How has the study of history changed in the course of your career?

The discipline has changed in so many ways. Subjects that were radically transformative when first emerging (such as Black and Indigenous history, women’s/feminist history, history of sexuality, postcolonial history etc.) in the 1970s-90s have become more or less mainstream. As a feminist historian, I’m a bit sad that thematic women’s and gender history courses have lost their popularity—though just today in a discussion class one student commented that she has enjoyed gender being a recurrent theme in our course this semester, rather than the one week at the end she thinks is now typical. 

Looking back there were moments when the field was riven by heated and personal debate—such as over the ‘linguistic turn’ and post-structuralist theory in the 1990s, and here in Australia what we call the History Wars of the same decade over the extent of frontier warfare here in the 18th– 19th centuries. Presently we don’t seem to have such exchanges, and little theoretical discussion, other than parsing the terms global, transnational, world and imperial and their implications. 

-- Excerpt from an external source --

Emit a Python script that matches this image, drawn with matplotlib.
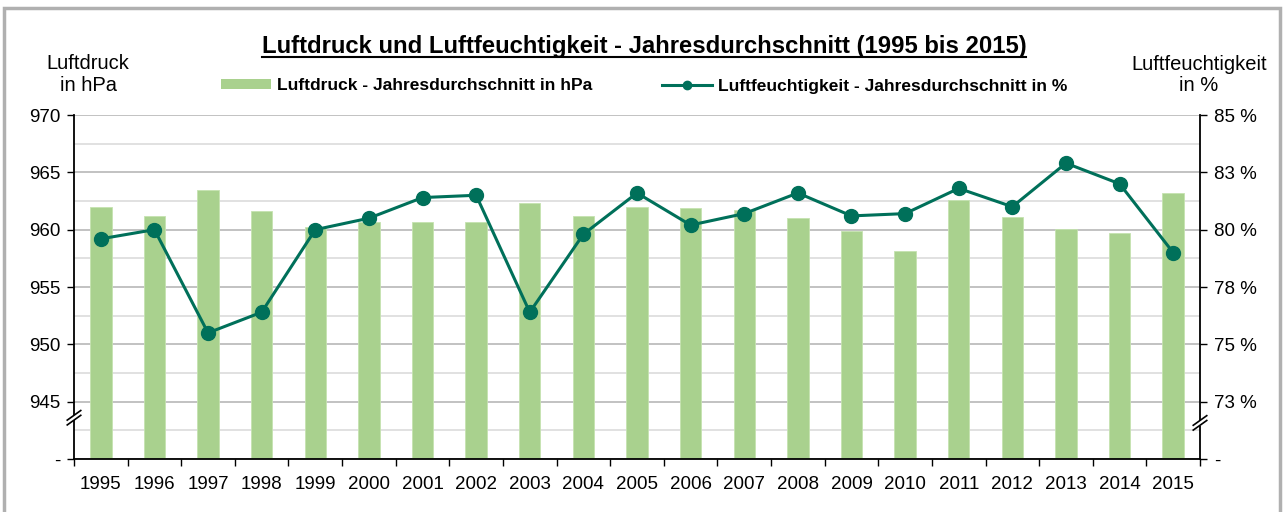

What is your favorite history-related saying? Have you come up with your own?

I quite like the oft-quoted notion that the past is a foreign country. It suggests that, no matter who you are, you need to do the research to explore the past, and to be open to surprises and discoveries.

What are you doing next?

My latest book just came out two months ago. It’s a biography of an Australian politician who was a leading progressive reformer in the 1960s – 1970s, and it’s published by Allen and Unwin, Australia’s leading trade press. I’ve never done a trade book before, and it’s been quite an exciting ride! The book went into a second printing less than a month after it came out. There have been two launches, each by a nationally-prominent political figure. I’ve been on the program of one writers’ festival and will do another. And it’s been very widely and positively reviewed, with considerable newspaper coverage and radio interviews. So I think now I will just sit back and read some books by other scholars for a while!